- _Given task_: Do not include the pictures; repeat the rest of the data exactly.

- _Data section_:

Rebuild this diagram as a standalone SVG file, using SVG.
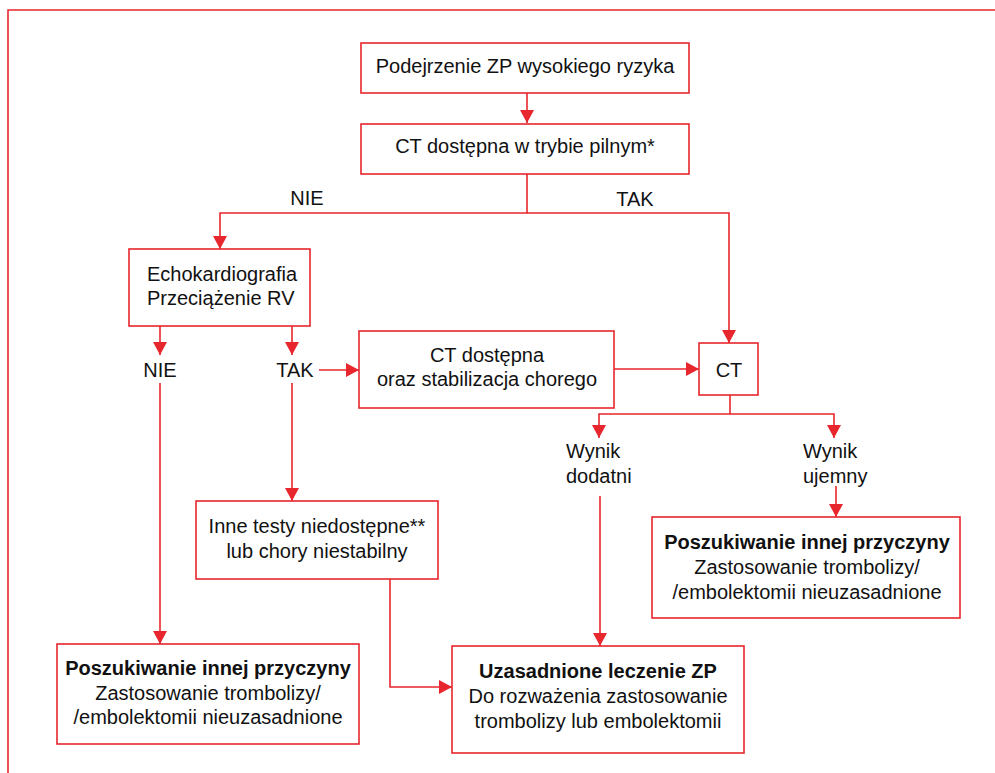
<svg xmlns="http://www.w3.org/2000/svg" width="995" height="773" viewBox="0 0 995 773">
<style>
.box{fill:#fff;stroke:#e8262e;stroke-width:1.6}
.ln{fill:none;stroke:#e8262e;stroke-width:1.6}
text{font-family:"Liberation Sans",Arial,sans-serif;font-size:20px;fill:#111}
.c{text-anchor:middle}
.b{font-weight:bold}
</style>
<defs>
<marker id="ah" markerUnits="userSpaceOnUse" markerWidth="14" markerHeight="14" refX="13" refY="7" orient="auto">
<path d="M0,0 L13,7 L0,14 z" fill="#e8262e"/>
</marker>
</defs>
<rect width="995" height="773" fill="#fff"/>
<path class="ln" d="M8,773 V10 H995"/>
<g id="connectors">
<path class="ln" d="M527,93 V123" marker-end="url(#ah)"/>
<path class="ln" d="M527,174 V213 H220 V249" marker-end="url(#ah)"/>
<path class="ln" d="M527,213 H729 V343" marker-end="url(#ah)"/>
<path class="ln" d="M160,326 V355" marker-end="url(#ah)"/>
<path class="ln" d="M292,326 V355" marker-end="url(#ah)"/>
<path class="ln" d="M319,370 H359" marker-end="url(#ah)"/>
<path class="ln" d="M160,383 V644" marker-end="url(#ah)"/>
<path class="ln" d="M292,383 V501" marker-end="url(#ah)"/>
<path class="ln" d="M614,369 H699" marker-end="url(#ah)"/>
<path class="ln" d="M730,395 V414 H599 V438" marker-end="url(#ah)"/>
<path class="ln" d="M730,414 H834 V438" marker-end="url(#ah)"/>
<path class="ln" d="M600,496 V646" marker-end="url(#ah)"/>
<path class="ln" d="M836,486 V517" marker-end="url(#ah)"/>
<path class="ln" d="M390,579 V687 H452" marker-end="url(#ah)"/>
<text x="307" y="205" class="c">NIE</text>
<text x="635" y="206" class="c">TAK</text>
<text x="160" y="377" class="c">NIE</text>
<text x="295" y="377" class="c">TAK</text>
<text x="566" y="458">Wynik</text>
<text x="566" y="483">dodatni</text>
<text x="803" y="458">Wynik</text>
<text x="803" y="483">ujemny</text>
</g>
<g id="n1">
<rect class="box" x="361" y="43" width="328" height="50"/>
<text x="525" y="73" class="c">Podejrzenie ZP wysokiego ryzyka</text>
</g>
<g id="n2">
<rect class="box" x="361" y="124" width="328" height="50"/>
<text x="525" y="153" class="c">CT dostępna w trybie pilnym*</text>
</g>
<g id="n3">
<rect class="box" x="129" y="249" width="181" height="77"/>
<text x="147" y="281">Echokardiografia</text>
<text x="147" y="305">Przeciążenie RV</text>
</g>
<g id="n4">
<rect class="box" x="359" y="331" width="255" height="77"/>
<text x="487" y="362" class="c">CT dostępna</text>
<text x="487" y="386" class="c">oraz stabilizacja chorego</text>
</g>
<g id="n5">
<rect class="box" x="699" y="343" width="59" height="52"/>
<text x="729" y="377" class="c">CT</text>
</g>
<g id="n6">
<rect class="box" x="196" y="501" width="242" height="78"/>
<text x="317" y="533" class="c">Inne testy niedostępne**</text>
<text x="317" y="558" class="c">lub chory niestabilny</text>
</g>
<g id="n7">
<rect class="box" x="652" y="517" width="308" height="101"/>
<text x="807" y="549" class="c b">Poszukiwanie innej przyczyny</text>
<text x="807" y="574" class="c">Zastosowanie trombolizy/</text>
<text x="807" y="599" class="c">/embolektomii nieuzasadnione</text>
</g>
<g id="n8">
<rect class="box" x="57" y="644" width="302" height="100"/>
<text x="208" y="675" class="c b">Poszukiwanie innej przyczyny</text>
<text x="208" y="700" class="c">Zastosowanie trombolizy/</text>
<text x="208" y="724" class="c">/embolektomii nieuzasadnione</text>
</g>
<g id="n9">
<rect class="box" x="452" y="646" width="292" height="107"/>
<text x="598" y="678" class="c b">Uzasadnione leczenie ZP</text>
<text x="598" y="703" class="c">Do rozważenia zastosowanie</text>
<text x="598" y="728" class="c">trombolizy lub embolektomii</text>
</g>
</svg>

- _Task answer_:
Rebuild this diagram as a standalone SVG file, using SVG.
<svg xmlns="http://www.w3.org/2000/svg" width="995" height="773" viewBox="0 0 995 773">
<style>
.box{fill:#fff;stroke:#e8262e;stroke-width:1.6}
.ln{fill:none;stroke:#e8262e;stroke-width:1.6}
text{font-family:"Liberation Sans",Arial,sans-serif;font-size:20px;fill:#111}
.c{text-anchor:middle}
.b{font-weight:bold}
</style>
<defs>
<marker id="ah" markerUnits="userSpaceOnUse" markerWidth="14" markerHeight="14" refX="13" refY="7" orient="auto">
<path d="M0,0 L13,7 L0,14 z" fill="#e8262e"/>
</marker>
</defs>
<rect width="995" height="773" fill="#fff"/>
<path class="ln" d="M8,773 V10 H995"/>
<g id="connectors">
<path class="ln" d="M527,93 V123" marker-end="url(#ah)"/>
<path class="ln" d="M527,174 V213 H220 V249" marker-end="url(#ah)"/>
<path class="ln" d="M527,213 H729 V343" marker-end="url(#ah)"/>
<path class="ln" d="M160,326 V355" marker-end="url(#ah)"/>
<path class="ln" d="M292,326 V355" marker-end="url(#ah)"/>
<path class="ln" d="M319,370 H359" marker-end="url(#ah)"/>
<path class="ln" d="M160,383 V644" marker-end="url(#ah)"/>
<path class="ln" d="M292,383 V501" marker-end="url(#ah)"/>
<path class="ln" d="M614,369 H699" marker-end="url(#ah)"/>
<path class="ln" d="M730,395 V414 H599 V438" marker-end="url(#ah)"/>
<path class="ln" d="M730,414 H834 V438" marker-end="url(#ah)"/>
<path class="ln" d="M600,496 V646" marker-end="url(#ah)"/>
<path class="ln" d="M836,486 V517" marker-end="url(#ah)"/>
<path class="ln" d="M390,579 V687 H452" marker-end="url(#ah)"/>
<text x="307" y="205" class="c">NIE</text>
<text x="635" y="206" class="c">TAK</text>
<text x="160" y="377" class="c">NIE</text>
<text x="295" y="377" class="c">TAK</text>
<text x="566" y="458">Wynik</text>
<text x="566" y="483">dodatni</text>
<text x="803" y="458">Wynik</text>
<text x="803" y="483">ujemny</text>
</g>
<g id="n1">
<rect class="box" x="361" y="43" width="328" height="50"/>
<text x="525" y="73" class="c">Podejrzenie ZP wysokiego ryzyka</text>
</g>
<g id="n2">
<rect class="box" x="361" y="124" width="328" height="50"/>
<text x="525" y="153" class="c">CT dostępna w trybie pilnym*</text>
</g>
<g id="n3">
<rect class="box" x="129" y="249" width="181" height="77"/>
<text x="147" y="281">Echokardiografia</text>
<text x="147" y="305">Przeciążenie RV</text>
</g>
<g id="n4">
<rect class="box" x="359" y="331" width="255" height="77"/>
<text x="487" y="362" class="c">CT dostępna</text>
<text x="487" y="386" class="c">oraz stabilizacja chorego</text>
</g>
<g id="n5">
<rect class="box" x="699" y="343" width="59" height="52"/>
<text x="729" y="377" class="c">CT</text>
</g>
<g id="n6">
<rect class="box" x="196" y="501" width="242" height="78"/>
<text x="317" y="533" class="c">Inne testy niedostępne**</text>
<text x="317" y="558" class="c">lub chory niestabilny</text>
</g>
<g id="n7">
<rect class="box" x="652" y="517" width="308" height="101"/>
<text x="807" y="549" class="c b">Poszukiwanie innej przyczyny</text>
<text x="807" y="574" class="c">Zastosowanie trombolizy/</text>
<text x="807" y="599" class="c">/embolektomii nieuzasadnione</text>
</g>
<g id="n8">
<rect class="box" x="57" y="644" width="302" height="100"/>
<text x="208" y="675" class="c b">Poszukiwanie innej przyczyny</text>
<text x="208" y="700" class="c">Zastosowanie trombolizy/</text>
<text x="208" y="724" class="c">/embolektomii nieuzasadnione</text>
</g>
<g id="n9">
<rect class="box" x="452" y="646" width="292" height="107"/>
<text x="598" y="678" class="c b">Uzasadnione leczenie ZP</text>
<text x="598" y="703" class="c">Do rozważenia zastosowanie</text>
<text x="598" y="728" class="c">trombolizy lub embolektomii</text>
</g>
</svg>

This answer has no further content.